### Exercise description
Only the lines from the start of the data to the line containing "const growth = [16.9, -0.3];", both included, should be output, exactly and without pictures.

Entries with chart source code
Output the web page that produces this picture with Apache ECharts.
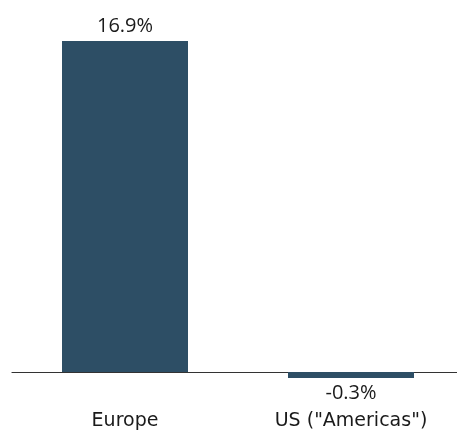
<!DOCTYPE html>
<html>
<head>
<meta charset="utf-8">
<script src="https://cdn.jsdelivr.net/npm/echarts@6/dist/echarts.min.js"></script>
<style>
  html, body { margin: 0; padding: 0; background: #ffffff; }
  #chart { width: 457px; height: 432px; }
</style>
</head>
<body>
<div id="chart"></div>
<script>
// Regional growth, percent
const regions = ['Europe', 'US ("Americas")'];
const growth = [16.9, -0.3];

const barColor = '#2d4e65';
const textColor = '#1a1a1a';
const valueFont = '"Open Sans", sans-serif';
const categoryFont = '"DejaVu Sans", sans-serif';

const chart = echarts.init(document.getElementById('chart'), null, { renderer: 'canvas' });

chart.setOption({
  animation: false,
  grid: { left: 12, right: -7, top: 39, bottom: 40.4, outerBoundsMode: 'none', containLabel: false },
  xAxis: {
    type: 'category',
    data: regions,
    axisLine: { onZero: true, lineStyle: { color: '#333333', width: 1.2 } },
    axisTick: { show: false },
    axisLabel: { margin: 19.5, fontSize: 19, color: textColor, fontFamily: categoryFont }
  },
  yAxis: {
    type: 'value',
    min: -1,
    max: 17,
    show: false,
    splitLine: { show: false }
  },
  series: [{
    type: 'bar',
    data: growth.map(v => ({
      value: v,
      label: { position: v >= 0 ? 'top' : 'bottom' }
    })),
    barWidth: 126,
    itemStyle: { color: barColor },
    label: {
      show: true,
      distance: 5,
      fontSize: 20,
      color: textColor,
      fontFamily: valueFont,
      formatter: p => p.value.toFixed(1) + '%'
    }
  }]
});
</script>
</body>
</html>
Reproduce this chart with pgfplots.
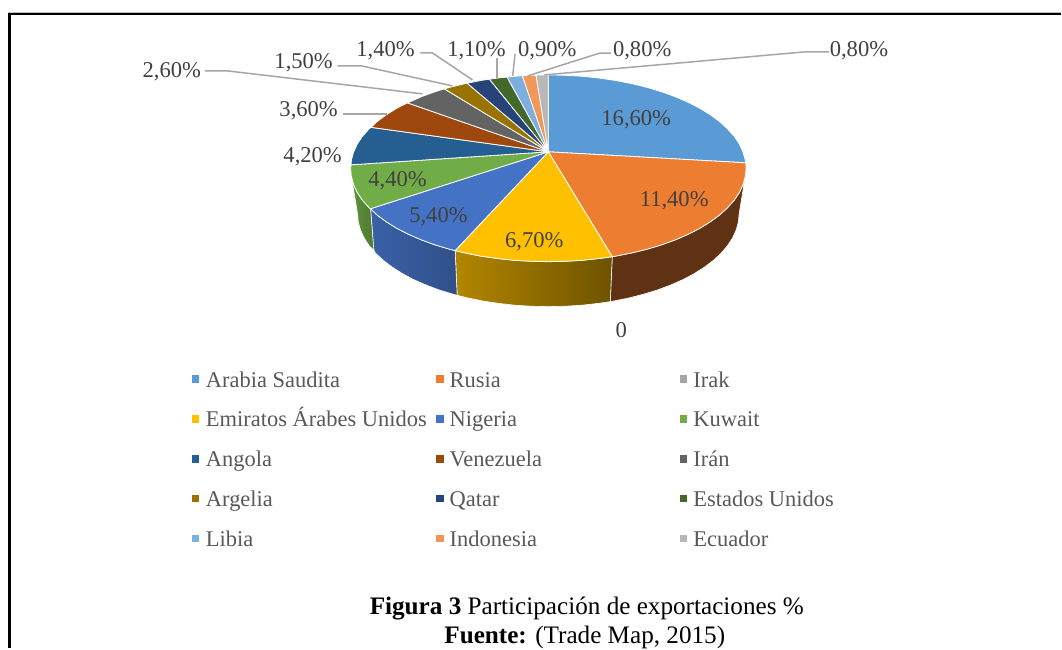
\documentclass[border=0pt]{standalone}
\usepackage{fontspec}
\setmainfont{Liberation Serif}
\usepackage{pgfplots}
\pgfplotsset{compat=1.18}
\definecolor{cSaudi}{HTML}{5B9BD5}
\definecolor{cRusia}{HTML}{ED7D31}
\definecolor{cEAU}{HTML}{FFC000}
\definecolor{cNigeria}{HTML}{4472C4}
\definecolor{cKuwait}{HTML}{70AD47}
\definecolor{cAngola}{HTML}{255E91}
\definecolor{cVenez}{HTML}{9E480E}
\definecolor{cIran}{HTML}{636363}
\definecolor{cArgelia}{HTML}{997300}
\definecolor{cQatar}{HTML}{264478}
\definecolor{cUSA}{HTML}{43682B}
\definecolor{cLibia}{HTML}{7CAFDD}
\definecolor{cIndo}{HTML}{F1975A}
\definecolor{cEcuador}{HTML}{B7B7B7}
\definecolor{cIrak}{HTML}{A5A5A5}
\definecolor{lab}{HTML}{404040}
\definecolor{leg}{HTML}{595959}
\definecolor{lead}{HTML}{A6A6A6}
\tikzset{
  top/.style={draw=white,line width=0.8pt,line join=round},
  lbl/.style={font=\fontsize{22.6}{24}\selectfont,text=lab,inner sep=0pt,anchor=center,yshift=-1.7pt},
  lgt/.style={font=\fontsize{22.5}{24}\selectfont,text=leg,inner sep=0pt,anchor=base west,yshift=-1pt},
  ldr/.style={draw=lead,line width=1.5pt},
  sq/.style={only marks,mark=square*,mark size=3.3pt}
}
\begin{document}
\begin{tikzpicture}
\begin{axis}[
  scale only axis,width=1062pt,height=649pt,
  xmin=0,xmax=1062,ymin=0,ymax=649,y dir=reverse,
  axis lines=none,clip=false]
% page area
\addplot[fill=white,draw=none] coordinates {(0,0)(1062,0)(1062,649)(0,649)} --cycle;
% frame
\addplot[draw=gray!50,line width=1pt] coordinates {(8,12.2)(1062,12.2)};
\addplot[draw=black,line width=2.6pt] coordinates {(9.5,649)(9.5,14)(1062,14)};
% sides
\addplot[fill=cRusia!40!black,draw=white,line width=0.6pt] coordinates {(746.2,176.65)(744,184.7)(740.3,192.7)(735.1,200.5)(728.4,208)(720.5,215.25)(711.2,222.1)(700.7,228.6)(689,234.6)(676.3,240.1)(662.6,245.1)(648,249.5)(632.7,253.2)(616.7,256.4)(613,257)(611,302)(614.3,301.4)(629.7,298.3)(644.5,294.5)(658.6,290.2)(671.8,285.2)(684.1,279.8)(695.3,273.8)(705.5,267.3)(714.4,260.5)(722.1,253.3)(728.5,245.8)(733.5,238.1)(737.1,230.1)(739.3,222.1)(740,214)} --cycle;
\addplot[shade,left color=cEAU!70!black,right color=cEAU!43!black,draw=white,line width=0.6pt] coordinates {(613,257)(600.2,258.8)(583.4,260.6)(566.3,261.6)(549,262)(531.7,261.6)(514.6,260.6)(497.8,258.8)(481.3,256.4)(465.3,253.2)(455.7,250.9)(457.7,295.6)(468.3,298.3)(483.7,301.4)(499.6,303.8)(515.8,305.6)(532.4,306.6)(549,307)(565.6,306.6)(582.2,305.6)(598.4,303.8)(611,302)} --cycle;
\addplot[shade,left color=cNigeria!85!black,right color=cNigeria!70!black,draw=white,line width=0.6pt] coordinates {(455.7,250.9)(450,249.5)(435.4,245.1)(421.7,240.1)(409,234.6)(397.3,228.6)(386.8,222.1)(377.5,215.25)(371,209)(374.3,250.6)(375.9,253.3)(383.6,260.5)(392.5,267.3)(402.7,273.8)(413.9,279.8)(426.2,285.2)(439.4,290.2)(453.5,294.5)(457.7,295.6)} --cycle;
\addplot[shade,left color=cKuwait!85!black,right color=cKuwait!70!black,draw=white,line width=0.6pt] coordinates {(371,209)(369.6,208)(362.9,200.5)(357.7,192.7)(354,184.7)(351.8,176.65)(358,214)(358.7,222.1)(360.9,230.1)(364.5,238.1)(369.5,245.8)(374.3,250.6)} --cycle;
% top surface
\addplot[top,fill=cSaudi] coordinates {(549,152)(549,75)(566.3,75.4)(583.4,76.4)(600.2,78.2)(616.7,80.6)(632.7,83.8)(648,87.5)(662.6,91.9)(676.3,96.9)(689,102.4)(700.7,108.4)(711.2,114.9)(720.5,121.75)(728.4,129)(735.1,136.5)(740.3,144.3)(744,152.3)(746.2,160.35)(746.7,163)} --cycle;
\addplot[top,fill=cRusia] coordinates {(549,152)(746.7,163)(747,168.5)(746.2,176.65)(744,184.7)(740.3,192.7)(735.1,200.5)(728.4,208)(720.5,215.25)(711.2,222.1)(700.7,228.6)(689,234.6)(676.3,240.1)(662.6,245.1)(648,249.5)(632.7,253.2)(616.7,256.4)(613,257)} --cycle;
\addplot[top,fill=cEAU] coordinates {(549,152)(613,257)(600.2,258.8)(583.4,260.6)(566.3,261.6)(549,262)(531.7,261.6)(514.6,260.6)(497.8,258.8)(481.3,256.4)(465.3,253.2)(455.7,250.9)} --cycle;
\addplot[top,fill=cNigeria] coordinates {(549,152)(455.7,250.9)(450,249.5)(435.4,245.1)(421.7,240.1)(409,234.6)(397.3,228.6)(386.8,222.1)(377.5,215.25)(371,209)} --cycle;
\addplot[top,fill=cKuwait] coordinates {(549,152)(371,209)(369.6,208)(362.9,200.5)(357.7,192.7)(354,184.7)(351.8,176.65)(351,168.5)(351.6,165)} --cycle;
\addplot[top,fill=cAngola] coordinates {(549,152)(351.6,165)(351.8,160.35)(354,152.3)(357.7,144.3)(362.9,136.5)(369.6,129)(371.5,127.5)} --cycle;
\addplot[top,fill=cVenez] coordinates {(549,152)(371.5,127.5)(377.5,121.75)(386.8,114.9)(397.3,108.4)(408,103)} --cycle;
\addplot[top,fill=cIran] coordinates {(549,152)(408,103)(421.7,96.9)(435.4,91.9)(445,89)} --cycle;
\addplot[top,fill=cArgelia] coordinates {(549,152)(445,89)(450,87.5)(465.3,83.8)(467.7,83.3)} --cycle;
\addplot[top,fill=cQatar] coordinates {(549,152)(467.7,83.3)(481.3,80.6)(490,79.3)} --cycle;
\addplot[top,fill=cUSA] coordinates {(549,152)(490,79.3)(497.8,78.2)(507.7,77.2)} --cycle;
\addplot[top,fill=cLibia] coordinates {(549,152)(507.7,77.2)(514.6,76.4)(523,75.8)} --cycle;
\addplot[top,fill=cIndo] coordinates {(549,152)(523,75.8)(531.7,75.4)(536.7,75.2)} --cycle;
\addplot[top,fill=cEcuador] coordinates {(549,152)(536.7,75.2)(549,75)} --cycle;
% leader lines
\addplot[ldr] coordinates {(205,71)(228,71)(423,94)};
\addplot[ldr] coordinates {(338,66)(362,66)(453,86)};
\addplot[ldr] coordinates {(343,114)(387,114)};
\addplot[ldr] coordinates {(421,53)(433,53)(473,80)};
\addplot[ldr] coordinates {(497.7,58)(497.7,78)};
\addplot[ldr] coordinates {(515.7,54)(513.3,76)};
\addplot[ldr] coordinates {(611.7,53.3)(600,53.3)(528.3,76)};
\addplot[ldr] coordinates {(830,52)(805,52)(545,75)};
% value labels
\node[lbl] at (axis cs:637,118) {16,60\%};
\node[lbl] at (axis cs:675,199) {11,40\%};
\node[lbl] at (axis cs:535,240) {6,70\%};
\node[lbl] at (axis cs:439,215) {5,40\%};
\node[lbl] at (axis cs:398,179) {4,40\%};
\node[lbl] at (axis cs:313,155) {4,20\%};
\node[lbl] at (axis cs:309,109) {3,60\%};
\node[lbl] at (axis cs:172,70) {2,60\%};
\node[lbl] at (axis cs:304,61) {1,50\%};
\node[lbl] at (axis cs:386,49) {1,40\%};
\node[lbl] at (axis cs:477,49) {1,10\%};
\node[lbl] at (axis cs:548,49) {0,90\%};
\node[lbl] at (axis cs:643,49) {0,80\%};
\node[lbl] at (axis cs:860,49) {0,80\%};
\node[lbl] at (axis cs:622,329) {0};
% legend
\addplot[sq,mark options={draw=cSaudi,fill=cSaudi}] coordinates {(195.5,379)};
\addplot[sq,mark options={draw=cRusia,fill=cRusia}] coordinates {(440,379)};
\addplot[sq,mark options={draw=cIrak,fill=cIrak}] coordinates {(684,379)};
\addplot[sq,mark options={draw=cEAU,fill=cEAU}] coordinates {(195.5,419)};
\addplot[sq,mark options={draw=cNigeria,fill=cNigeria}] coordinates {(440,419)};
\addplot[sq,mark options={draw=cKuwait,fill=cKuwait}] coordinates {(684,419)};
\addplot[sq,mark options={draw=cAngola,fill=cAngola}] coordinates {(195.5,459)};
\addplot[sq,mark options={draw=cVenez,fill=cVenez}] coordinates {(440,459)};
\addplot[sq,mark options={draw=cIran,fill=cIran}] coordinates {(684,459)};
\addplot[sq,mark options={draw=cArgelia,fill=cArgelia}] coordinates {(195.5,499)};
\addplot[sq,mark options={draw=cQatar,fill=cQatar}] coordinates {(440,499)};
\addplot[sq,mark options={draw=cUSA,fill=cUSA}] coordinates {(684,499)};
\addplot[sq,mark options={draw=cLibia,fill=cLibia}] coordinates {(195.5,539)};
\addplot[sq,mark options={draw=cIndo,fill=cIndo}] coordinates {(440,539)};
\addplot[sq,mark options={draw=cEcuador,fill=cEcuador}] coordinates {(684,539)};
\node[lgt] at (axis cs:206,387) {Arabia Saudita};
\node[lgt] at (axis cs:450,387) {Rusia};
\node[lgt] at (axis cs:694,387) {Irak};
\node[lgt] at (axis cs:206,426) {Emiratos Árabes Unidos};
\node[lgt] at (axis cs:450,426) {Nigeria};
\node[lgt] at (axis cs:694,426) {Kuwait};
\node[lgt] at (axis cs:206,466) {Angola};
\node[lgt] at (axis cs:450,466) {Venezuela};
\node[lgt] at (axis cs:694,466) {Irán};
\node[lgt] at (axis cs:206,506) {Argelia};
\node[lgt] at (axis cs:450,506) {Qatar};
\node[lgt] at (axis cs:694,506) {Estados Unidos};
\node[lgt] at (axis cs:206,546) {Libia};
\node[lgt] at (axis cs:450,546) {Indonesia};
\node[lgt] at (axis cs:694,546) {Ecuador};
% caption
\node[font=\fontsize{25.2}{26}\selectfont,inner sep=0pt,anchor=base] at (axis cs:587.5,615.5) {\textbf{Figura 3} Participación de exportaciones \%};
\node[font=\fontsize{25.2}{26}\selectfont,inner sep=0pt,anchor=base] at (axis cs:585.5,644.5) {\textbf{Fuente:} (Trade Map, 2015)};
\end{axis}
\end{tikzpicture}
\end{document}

### Final result
Output the web page that produces this picture with Apache ECharts.
<!DOCTYPE html>
<html>
<head>
<meta charset="utf-8">
<script src="https://cdn.jsdelivr.net/npm/echarts@6/dist/echarts.min.js"></script>
<style>
  html, body { margin: 0; padding: 0; background: #ffffff; }
  #chart { width: 457px; height: 432px; }
</style>
</head>
<body>
<div id="chart"></div>
<script>
// Regional growth, percent
const regions = ['Europe', 'US ("Americas")'];
const growth = [16.9, -0.3];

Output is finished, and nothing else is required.